About WAYNE JARRETT - Satta Dread MIXED BY THE SCIENTIST

The Story Behind "Satta Dread Dub"
​When "Satta Dread Dub" was cut back in 1981 for the Scientific Dub album, the goal was to take a solid, heavy rhythm and completely re-imagine what could be done with it in a spacious, hypnotic soundscape.
​The approach to the mixing console back then wasn't about just setting levels; it was about treating the desk like a live instrument. On this track, that meant tactical fader movements—dropping the snare and the heavy bassline completely out of the pocket when least expected, and aggressively feeding vocal fragments into those long, decaying tape echoes. It was all about pushing the physical boundaries of the gear available at the time to see how far the sonics could go.
​The Tech Reality: Analog Illusions vs. Digital Precision
​Back in the days of analog equipment, things sounded perfectly "normal" or even modern to the average listener. People grew up used to the natural warmth of tape saturation and the way it smoothed out transients. But if you have a trained technical ear, you could always spot the defects within the recording because of the inherent technical drawbacks of the medium.
​One of the biggest mechanical headaches we had to fight was azimuth alignment.
​What is Azimuth?
Azimuth is the precise perpendicular angle (90^\circ) between the tape head's gap and the physical tape moving past it. If that head tilts even a fraction of a degree out of alignment, your high frequencies instantly turn to mud, causing a smeared stereo image and severe phase cancellation.
​Because of that constant drawback, the workflow back then required brutal routine maintenance. We had to constantly tweak the azimuth, tape alignment, and EQ curves just to keep things uniform. It got even worse when moving a multitrack tape from one studio to another. If the tape machines at the next facility weren't aligned identically to the original machine, the frequency response shifted and the fidelity of the session suffered.
​Switching to digital recording fixed all of these analog problems.

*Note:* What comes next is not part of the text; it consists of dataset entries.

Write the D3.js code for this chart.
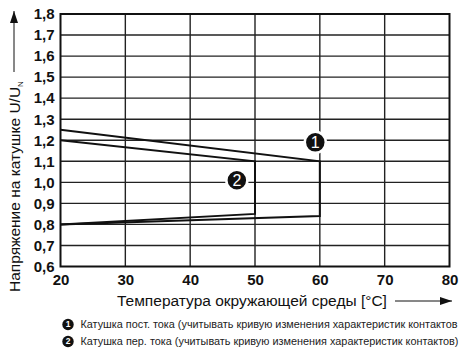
<!DOCTYPE html>
<meta charset="utf-8">
<head>
	<title>Напряжение на катушке</title>
</head>

<style>
body{
	margin: 0;
	background: #fff;
}
svg{
	font-family: "Liberation Sans", Arial, sans-serif;
}
.tick text{
	font-weight: bold;
	font-size: 15px;
	fill: #111;
}
.grid line{
	stroke: #222;
	stroke-width: 1.4;
}
.curve{
	fill: none;
	stroke: #111;
	stroke-width: 2;
}
</style>

<body>
<svg width="459" height="357"></svg>

<script src="https://cdnjs.cloudflare.com/ajax/libs/d3/7.8.5/d3.min.js"></script>
<script>

// data
var xTicks = [20, 30, 40, 50, 60, 70, 80];
var yTicks = [0.6, 0.7, 0.8, 0.9, 1.0, 1.1, 1.2, 1.3, 1.4, 1.5, 1.6, 1.7, 1.8];

// 1: DC coil, 2: AC coil  ([temperature, U/Un])
var curveDC = [[20, 1.25], [60, 1.1], [60, 0.84], [20, 0.8]];
var curveAC = [[20, 1.2], [50, 1.1], [50, 0.85], [20, 0.8]];

var markers = [
	{label: '1', t: 59.3, u: 1.19},
	{label: '2', t: 47.2, u: 1.01}
];

var legendText = [
	'Катушка пост. тока (учитывать кривую изменения характеристик контактов',
	'Катушка пер. тока (учитывать кривую изменения характеристик контактов)'
];

var svg = d3.select('svg');

var x = d3.scaleLinear().domain([20, 80]).range([60.5, 449.5]);
var y = d3.scaleLinear().domain([0.6, 1.8]).range([266.5, 14]);

var fmt = function(d){ return d3.format('.1f')(d).replace('.', ','); };

// grid
var grid = svg.append('g').attr('class', 'grid');
grid.selectAll('.v')
	.data(xTicks.slice(1, -1))
	.enter()
	.append('line')
	.attr('x1', function(d){ return x(d); })
	.attr('x2', function(d){ return x(d); })
	.attr('y1', y(1.8))
	.attr('y2', y(0.6));
grid.selectAll('.h')
	.data(yTicks.slice(1, -1))
	.enter()
	.append('line')
	.attr('y1', function(d){ return y(d); })
	.attr('y2', function(d){ return y(d); })
	.attr('x1', x(20))
	.attr('x2', x(80));

// frame
svg.append('rect')
	.attr('x', x(20))
	.attr('y', y(1.8))
	.attr('width', x(80) - x(20))
	.attr('height', y(0.6) - y(1.8))
	.attr('fill', 'none')
	.attr('stroke', '#111')
	.attr('stroke-width', 2);

// axes (labels only)
var xAxis = d3.axisBottom(x).tickValues(xTicks).tickSize(0).tickPadding(8);
svg.append('g')
	.attr('transform', 'translate(0,' + y(0.6) + ')')
	.call(xAxis)
	.call(function(g){ g.select('.domain').remove(); });

var yAxis = d3.axisLeft(y).tickValues(yTicks).tickFormat(fmt).tickSize(0).tickPadding(6);
svg.append('g')
	.attr('transform', 'translate(' + x(20) + ',0)')
	.call(yAxis)
	.call(function(g){ g.select('.domain').remove(); });

// curves
var line = d3.line()
	.x(function(d){ return x(d[0]); })
	.y(function(d){ return y(d[1]); });

svg.selectAll('.curve')
	.data([curveDC, curveAC])
	.enter()
	.append('path')
	.attr('class', 'curve')
	.attr('d', line);

// numbered markers
var m = svg.selectAll('.marker')
	.data(markers)
	.enter()
	.append('g')
	.attr('transform', function(d){ return 'translate(' + x(d.t) + ',' + y(d.u) + ')'; });
m.append('circle')
	.attr('r', 10.5)
	.attr('fill', '#111')
	.attr('stroke', '#fff')
	.attr('stroke-width', 2.5);
m.append('text')
	.attr('text-anchor', 'middle')
	.attr('dy', '0.36em')
	.attr('fill', '#fff')
	.style('font-size', '16px')
	.text(function(d){ return d.label; });

// x title + arrow
svg.append('defs').append('marker')
	.attr('id', 'arr')
	.attr('viewBox', '0 0 12 10')
	.attr('refX', 12)
	.attr('refY', 5)
	.attr('markerWidth', 12)
	.attr('markerHeight', 10)
	.attr('markerUnits', 'userSpaceOnUse')
	.attr('orient', 'auto')
	.append('path')
	.attr('d', 'M0,1L12,5L0,9Z')
	.attr('fill', '#111');

svg.append('text')
	.attr('x', 117)
	.attr('y', 306)
	.style('font-size', '15.5px')
	.attr('fill', '#111')
	.text('Температура окружающей среды [°C]');

svg.append('line')
	.attr('x1', 395).attr('x2', 452)
	.attr('y1', 301).attr('y2', 301)
	.attr('stroke', '#111')
	.attr('stroke-width', 1)
	.attr('marker-end', 'url(#arr)');

// y title + arrow
var yt = svg.append('text')
	.attr('transform', 'translate(19.5,292) rotate(-90)')
	.style('font-size', '15.5px')
	.attr('fill', '#111');
yt.append('tspan').text('Напряжение на катушке U/U');
yt.append('tspan').attr('dy', 3).style('font-size', '8px').text('N');

svg.append('line')
	.attr('x1', 14).attr('x2', 14)
	.attr('y1', 72).attr('y2', 11)
	.attr('stroke', '#111')
	.attr('stroke-width', 1)
	.attr('marker-end', 'url(#arr)');

// legend
var lg = svg.selectAll('.legend')
	.data(legendText)
	.enter()
	.append('g')
	.attr('transform', function(d, i){ return 'translate(68,' + (324.5 + i * 17) + ')'; });
lg.append('circle')
	.attr('r', 5.7)
	.attr('fill', '#111');
lg.append('text')
	.attr('text-anchor', 'middle')
	.attr('dy', '0.35em')
	.attr('fill', '#fff')
	.style('font-size', '8.5px')
	.style('font-weight', 'bold')
	.text(function(d, i){ return i + 1; });
lg.append('text')
	.attr('x', 12.5)
	.attr('dy', '0.35em')
	.attr('fill', '#222')
	.style('font-size', '10px')
	.attr('textLength', function(d, i){ return i === 0 ? 377 : 378; })
	.attr('lengthAdjust', 'spacingAndGlyphs')
	.text(function(d){ return d; });

</script>
</body>
</html>
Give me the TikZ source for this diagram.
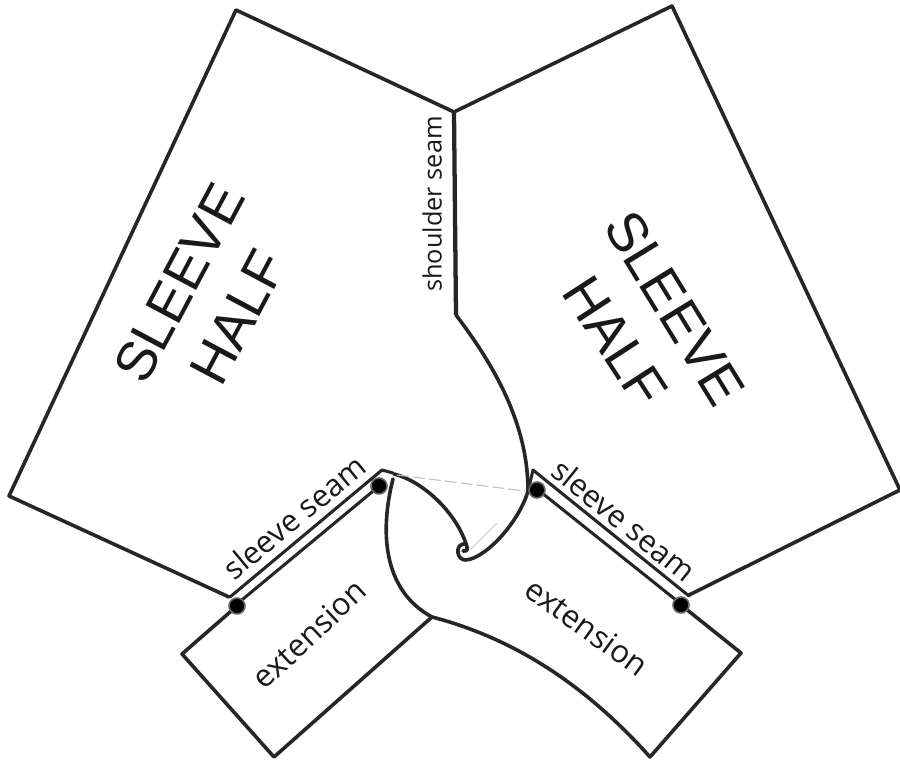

By replacing physical tape transport with digital conversion, issues like azimuth misalignment, tape hiss, and mechanical wow and flutter were wiped out entirely.
​Best of all, digital completely solved the issue of generational loss. In the analog world, bouncing tracks or copying tape meant losing high-end clarity and accumulating tape noise with every single pass. When you record digitally, the audio remains one generation through the entire process. From the first capture to the final export, the data stays pristine and identical, preserving the absolute clarity of the original mix without any degradation.